I spent several hours recently looking through my collection of Robert Lax books, booklets, pamphlets, recordings, letters, and drawings and thought I’d post images of a few of them. The ones I value most, of course, are those Lax gave me himself, inscribing them to me. But others have special meaning as well. Among them are:
The multi-language version of The Circus of the Sun I was amazed to find in a Seattle bookstore just months after I first met Lax (the first of his books I owned); the pristine copy of the original hardcover version or The Circus of the Sun its publisher, Emil Antonucci, sent me after I interviewed him; the copy of A Poem for Thomas Merton Lax’s cousin Soni gave me one of the last times I saw her (image below); and the four copies of the extremely fragile and rare Pax broadsheet Lax sent out to friends and a few paying customers in the 50s and 60s (which I was able to purchase online before prices for that kind of thing rose out of sight).

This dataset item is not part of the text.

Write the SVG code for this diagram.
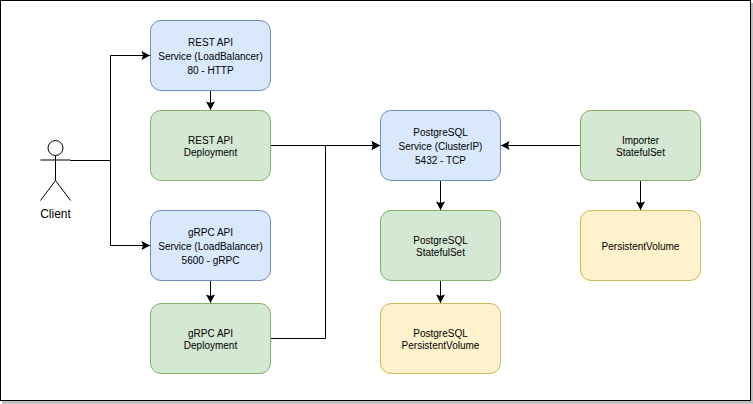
<svg xmlns="http://www.w3.org/2000/svg" width="753" height="404" viewBox="0 0 753 404">
<style>
.box{stroke-width:1}
.blue{fill:#dae8fc;stroke:#6c8ebf}
.green{fill:#d5e8d4;stroke:#82b366}
.yellow{fill:#fff2cc;stroke:#d6b656}
text{font-family:"Liberation Sans",Arial,Helvetica,sans-serif;font-size:10px;fill:#000;text-anchor:middle}
.conn{fill:none;stroke:#000;stroke-width:1}
.actor{fill:none;stroke:#000;stroke-width:1}
</style>
<defs>
<marker id="arrow" markerUnits="userSpaceOnUse" markerWidth="12" markerHeight="12" refX="9" refY="6" orient="auto">
<path d="M9 6L0.5 1.5L2 6L0.5 10.5Z" fill="#000"/>
</marker>
</defs>
<rect id="shadow" x="2" y="3" width="751" height="401" fill="#c0c0c0"/>
<rect id="frame" x="0.5" y="0.5" width="750" height="400" fill="#fff" stroke="#000"/>
<g id="connectors">
<path class="conn" d="M70.5 160.5H110.5V55.5H150" marker-end="url(#arrow)"/>
<path class="conn" d="M70.5 160.5H110.5V245.5H150" marker-end="url(#arrow)"/>
<path class="conn" d="M210.5 90.5V110" marker-end="url(#arrow)"/>
<path class="conn" d="M210.5 280.5V303" marker-end="url(#arrow)"/>
<path class="conn" d="M270.5 145.5H380" marker-end="url(#arrow)"/>
<path class="conn" d="M270.5 338.5H325.5V145.5H380" marker-end="url(#arrow)"/>
<path class="conn" d="M440.5 180.5V210" marker-end="url(#arrow)"/>
<path class="conn" d="M440.5 280.5V303" marker-end="url(#arrow)"/>
<path class="conn" d="M580.5 145.5H501" marker-end="url(#arrow)"/>
<path class="conn" d="M640.5 180.5V210" marker-end="url(#arrow)"/>
</g>
<g id="client">
<circle class="actor" cx="55.5" cy="148" r="7.5"/>
<path class="actor" d="M55.5 155.5V180.5M40.5 160H70.5M55.5 180.5L40.5 200.5M55.5 180.5L70.5 200.5"/>
<text x="55.5" y="218" style="font-size:12px">Client</text>
</g>
<g id="rest-service">
<rect class="box blue" x="150.5" y="20.5" width="120" height="70" rx="10.5"/>
<text x="210.5" y="46">REST API</text><text x="210.5" y="60">Service (LoadBalancer)</text><text x="210.5" y="74">80 - HTTP</text>
</g>
<g id="rest-deployment">
<rect class="box green" x="150.5" y="110.5" width="120" height="70" rx="10.5"/>
<text x="210.5" y="144">REST API</text><text x="210.5" y="156">Deployment</text>
</g>
<g id="grpc-service">
<rect class="box blue" x="150.5" y="210.5" width="120" height="70" rx="10.5"/>
<text x="210.5" y="236">gRPC API</text><text x="210.5" y="250">Service (LoadBalancer)</text><text x="210.5" y="264">5600 - gRPC</text>
</g>
<g id="grpc-deployment">
<rect class="box green" x="150.5" y="303.5" width="120" height="70" rx="10.5"/>
<text x="210.5" y="337">gRPC API</text><text x="210.5" y="349">Deployment</text>
</g>
<g id="postgres-service">
<rect class="box blue" x="380.5" y="110.5" width="120" height="70" rx="10.5"/>
<text x="440.5" y="136">PostgreSQL</text><text x="440.5" y="150">Service (ClusterIP)</text><text x="440.5" y="164">5432 - TCP</text>
</g>
<g id="postgres-statefulset">
<rect class="box green" x="380.5" y="210.5" width="120" height="70" rx="10.5"/>
<text x="440.5" y="244">PostgreSQL</text><text x="440.5" y="256">StatefulSet</text>
</g>
<g id="postgres-volume">
<rect class="box yellow" x="380.5" y="303.5" width="120" height="70" rx="10.5"/>
<text x="440.5" y="337">PostgreSQL</text><text x="440.5" y="349">PersistentVolume</text>
</g>
<g id="importer-statefulset">
<rect class="box green" x="580.5" y="110.5" width="120" height="70" rx="10.5"/>
<text x="640.5" y="144">Importer</text><text x="640.5" y="156">StatefulSet</text>
</g>
<g id="importer-volume">
<rect class="box yellow" x="580.5" y="210.5" width="120" height="70" rx="10.5"/>
<text x="640.5" y="250">PersistentVolume</text>
</g>
</svg>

What struck me most as I looked over all of these treasures was the sheer number and variety of people Lax collaborated with or simply allowed to use his poems in whatever way they chose. The two most consistent and therefore important publishers of his work were Emil Antonucci, who started Journeyman Press just to disseminate Lax’s poems, and Gladys Weigner und Bernhard Moosbrugger, who did something similar with Pendo-Verlag. But there were countless others: poets, painters, photographers, lithographers, musicians, radio personalities, magazine editors, and multimedia artists. All of them were touched by something in Lax’s writings but also by something in him: a spirit, a way of seeing, an ability to bring the world and ourselves into clearer focus. And all of them found Lax to be a willing and enjoyable partner.
While musicians are generally used to collaborating, most artists and writers create alone. And many of them—of us—are difficult to work with when a collaborative opportunity comes along. Even playwrights, who work in a collaborative medium, often have a tough time letting go of their work so directors and actors and stage designers can turn it into something alive on stage.
But although Lax lived alone and wrote his poetry alone, he was a natural and cheerful collaborator. His first collaborations were with his college friends—in creating issues of Jester at Columbia College and when they lived together during college summers at the Marcus cottage. Out of these times—and his later observations of jazz musicians jamming together and circus acrobats perfecting their timing with one another—came his view of the ideal life: not only living fully in the moment, under God, but also performing whatever art or practice you have worked to perfect—spontaneously, in a spirit of love, in community with others.
May we all learn from Lax to be better collaborators and enjoy the synergy that can be released only when we trust and say yes to one another.